See the least upper bound
Below, the dotted points form a set S living on the number line,
crowding rightward toward 4. Every point from
\sup S rightward is an upper bound (the solid bar); the supremum is
the left edge of that bar — the smallest number still bounding
S, the place where the ray of upper bounds begins.
Now drag the \varepsilon slider and watch the window
(\sup S - \varepsilon,\ \sup S]. However thin you make it, it
always catches part of S — the set refuses to leave a gap
below its supremum. That is condition (ii) made visible: step any distance
\varepsilon below the sup and you land strictly inside the crowd,
no longer above it. Compare with a point like 5: it bounds
S too, but the window (5-\varepsilon, 5]
would be empty for small \varepsilon — an upper bound with daylight
beneath it is not the least one.
The Archimedean property says: for every real
x there is a natural number
n > x — no real is "infinitely large", and
\tfrac1n can be made as small as you like. It looks obvious, but
it is a consequence of completeness.
Proof. Suppose not: suppose \mathbb{N} were
bounded above. Being nonempty and bounded above, by completeness it would have a supremum
s = \sup \mathbb{N}. By condition (ii) with
\varepsilon = 1, some n \in \mathbb{N}
satisfies n > s - 1. But then
n + 1 > s, and n + 1 is also a natural
number — contradicting that s bounds
\mathbb{N}. So \mathbb{N} is
not bounded above, which is exactly the Archimedean property.

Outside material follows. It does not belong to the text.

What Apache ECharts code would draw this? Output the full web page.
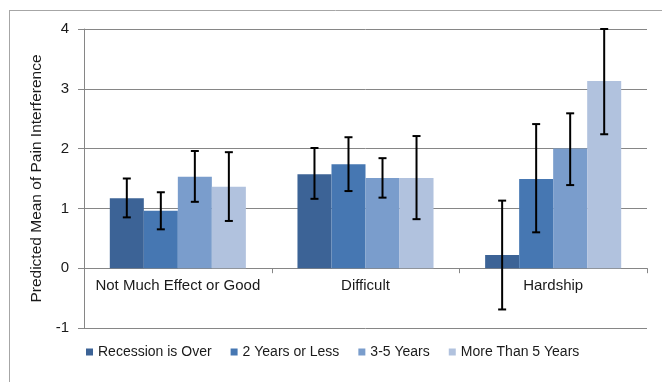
<!DOCTYPE html>
<html>
<head>
<meta charset="utf-8">
<script src="https://cdn.jsdelivr.net/npm/echarts@6/dist/echarts.min.js"></script>
<style>html,body{margin:0;padding:0;background:#fff;}#c{width:662px;height:382px;}</style>
</head>
<body>
<div id="c"></div>
<script>
const categories = ['Not Much Effect or Good', 'Difficult', 'Hardship'];
const seriesNames = ['Recession is Over', '2 Years or Less', '3-5 Years', 'More Than 5 Years'];
const yTicks = [-1, 0, 1, 2, 3, 4];

const recessionOver = [1.17, 1.57, 0.22];
const twoYearsOrLess = [0.96, 1.74, 1.49];
const threeToFive = [1.53, 1.51, 2.00];
const moreThanFive = [1.36, 1.51, 3.13];

const recessionOverLow = [0.85, 1.16, -0.69];
const recessionOverHigh = [1.50, 2.01, 1.13];
const twoYearsOrLessLow = [0.65, 1.29, 0.60];
const twoYearsOrLessHigh = [1.27, 2.19, 2.41];
const threeToFiveLow = [1.11, 1.18, 1.39];
const threeToFiveHigh = [1.96, 1.84, 2.59];
const moreThanFiveLow = [0.79, 0.82, 2.24];
const moreThanFiveHigh = [1.94, 2.21, 4.00];

const values = [recessionOver, twoYearsOrLess, threeToFive, moreThanFive];
const lows = [recessionOverLow, twoYearsOrLessLow, threeToFiveLow, moreThanFiveLow];
const highs = [recessionOverHigh, twoYearsOrLessHigh, threeToFiveHigh, moreThanFiveHigh];
const colors = ['#3c6396', '#4677b2', '#7a9dcc', '#b1c2de'];

const GAP = 0.275;
const errData = [];
for (let s = 0; s < 4; s++) {
  for (let c = 0; c < categories.length; c++) {
    errData.push([c, s, lows[s][c], highs[s][c]]);
  }
}
const tickData = [0, 1, 2];

const textColor = '#1a1a1a';
const lineColor = '#868686';

const series = seriesNames.map((name, i) => ({
  name: name,
  type: 'bar',
  data: values[i],
  barGap: '0%',
  barCategoryGap: (GAP * 100) + '%',
  itemStyle: { color: colors[i] },
  emphasis: { disabled: true }
}));

series.push({
  type: 'custom',
  name: 'err',
  z: 10,
  data: errData,
  encode: { x: 0, y: 2 },
  renderItem: function (params, api) {
    const cat = api.value(0), s = api.value(1), lo = api.value(2), hi = api.value(3);
    const band = api.size([1, 0])[0];
    const bw = band * (1 - GAP) / 4;
    const x = api.coord([cat, 0])[0] + (s - 1.5) * bw;
    const yHi = api.coord([cat, hi])[1];
    const yLo = api.coord([cat, lo])[1];
    const h = 4;
    const st = { stroke: '#000', lineWidth: 2 };
    return {
      type: 'group',
      children: [
        { type: 'line', shape: { x1: x, y1: yHi, x2: x, y2: yLo }, style: st },
        { type: 'line', shape: { x1: x - h, y1: yHi, x2: x + h, y2: yHi }, style: st },
        { type: 'line', shape: { x1: x - h, y1: yLo, x2: x + h, y2: yLo }, style: st }
      ]
    };
  }
});

// category-boundary tick marks on the zero line
series.push({
  type: 'custom',
  name: 'ticks',
  z: 11,
  data: tickData,
  encode: { x: 0 },
  renderItem: function (params, api) {
    const c = api.value(0);
    const band = api.size([1, 0])[0];
    const p = api.coord([c, 0]);
    const x = Math.round(p[0] + band / 2) + 0.5;
    return { type: 'line', shape: { x1: x, y1: p[1], x2: x, y2: p[1] + 5 }, style: { stroke: lineColor, lineWidth: 1 } };
  }
});

const chart = echarts.init(document.getElementById('c'), null, { renderer: 'canvas' });
chart.setOption({
  animation: false,
  backgroundColor: '#fff',
  textStyle: { fontFamily: 'Liberation Sans, Arial, sans-serif' },
  grid: { left: 84, right: 15, top: 29, bottom: 54, containLabel: false },
  legend: {
    data: seriesNames,
    left: 81,
    top: 340,
    itemWidth: 7,
    itemHeight: 7,
    itemGap: 19,
    icon: 'rect',
    textStyle: { fontSize: 14, color: textColor, fontFamily: 'Liberation Sans, Arial, sans-serif' }
  },
  xAxis: {
    type: 'category',
    data: categories,
    axisLine: { onZero: true, lineStyle: { color: lineColor, width: 1 } },
    axisTick: { show: false },
    axisLabel: { fontSize: 15, color: textColor, margin: -50, interval: 0 },
    splitLine: { show: false }
  },
  yAxis: {
    type: 'value',
    min: yTicks[0],
    max: yTicks[yTicks.length - 1],
    interval: 1,
    name: 'Predicted Mean of Pain Interference',
    nameLocation: 'middle',
    nameRotate: 90,
    nameGap: 39,
    nameTextStyle: { fontSize: 15.5, color: textColor },
    axisLine: { show: true, lineStyle: { color: lineColor, width: 1 } },
    axisTick: { show: true, length: 6, lineStyle: { color: lineColor } },
    axisLabel: { fontSize: 15, color: textColor, margin: 15 },
    splitLine: { show: true, lineStyle: { color: lineColor, width: 1 } }
  },
  graphic: [
    { type: 'line', shape: { x1: 9, y1: 10.5, x2: 662, y2: 10.5 }, style: { stroke: '#a6a6a6', lineWidth: 1 } },
    { type: 'line', shape: { x1: 9.5, y1: 10, x2: 9.5, y2: 382 }, style: { stroke: '#a6a6a6', lineWidth: 1 } }
  ],
  series: series
});
</script>
</body>
</html>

Archimedes assumed it; here it is
earned.
We stated completeness for sets bounded above. The dual — every nonempty set
bounded below has a greatest lower bound — needs no new axiom; reflect through
0. If S is bounded below by
\ell, then -S = \{-x : x \in S\} is
bounded above by -\ell, so
\sup(-S) exists, and
\inf S = -\sup(-S).
Reflecting the line swaps "below" with "above" and least with greatest, so one axiom
delivers both bounds. This symmetry recurs throughout analysis — prove a fact for
suprema, then read off its mirror for infima for free.